"Deforestation in the tropics accounts for nearly 20 per cent of carbon emissions due to human activities," Dr Canadell says. "This will release an estimated 87 to 130 billion tonnes of carbon by 2100, which is greater than the amount of carbon that would be released by 13 years of global fossil fuel combustion. So maintaining forests as carbon sinks will make a significant contribution to stabilising atmospheric greenhouse gas concentrations."
In the first study of its kind, Dr Canadell joined an international team of experts from the US, UK, Brazil and France to compare data from 11 climate-carbon computer models. The results show that tropical forests continue to accumulate carbon through to the end of the century, although they may become less efficient at higher temperatures.

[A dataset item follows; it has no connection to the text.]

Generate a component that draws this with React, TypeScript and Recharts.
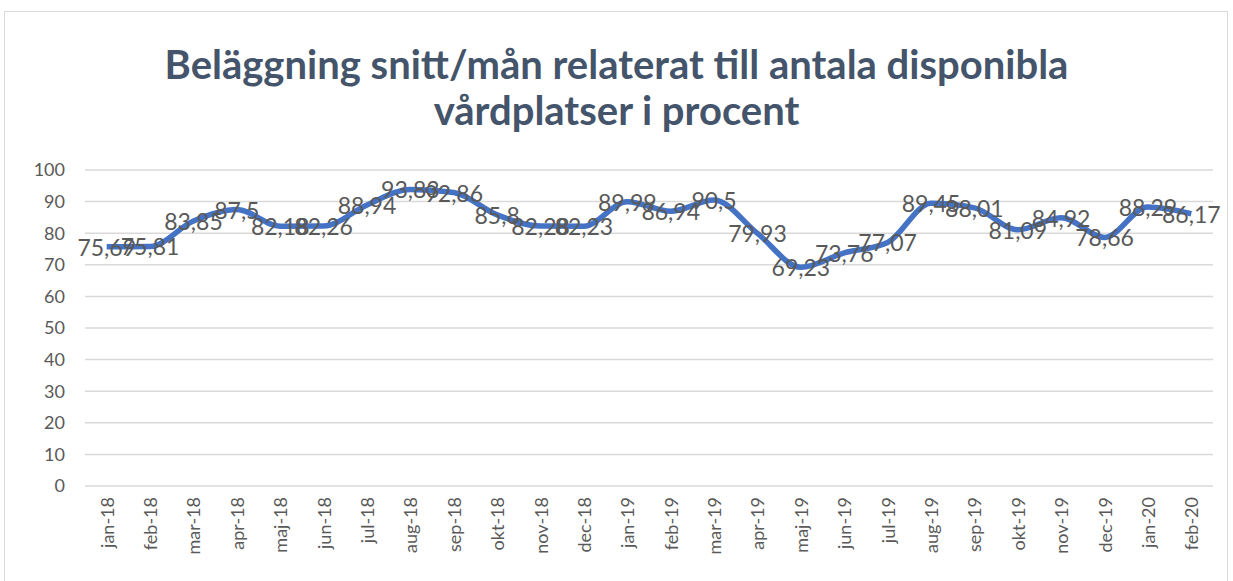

"The new body of information shows considerable value in preserving tropical forests such as those in the Amazon and Indonesia as carbon sinks, that they do not release the carbon back into the atmosphere as has been suggested," Dr Canadell says. "However, it also demonstrates the need to avoid higher levels of global warming, which could slow the ability of forests to accumulate carbon."
He says that while tropical deforestation will continue, slowing the amount of clearing will make significant impacts. "If by 2050 we slow deforestation by 50 per cent from current levels, with the aim of stopping deforestation when we have 50 per cent of the world’s tropical forests remaining, this would save the emission of 50 billion tonnes of carbon into the atmosphere. This 50/50/50 option would avoid the release of the equivalent of six years of global fossil fuel emissions."
Reducing deforestation is just one of a portfolio of mitig ation options needed to reduce concentrations of greenhouse gases in the atmosphere.
"Globally, we need a range of actions to reduce the build up of carbon in the atmosphere," Dr Canadell says. "This study ensures we have a sound scientific basis behind the consideration of deforestation reduction."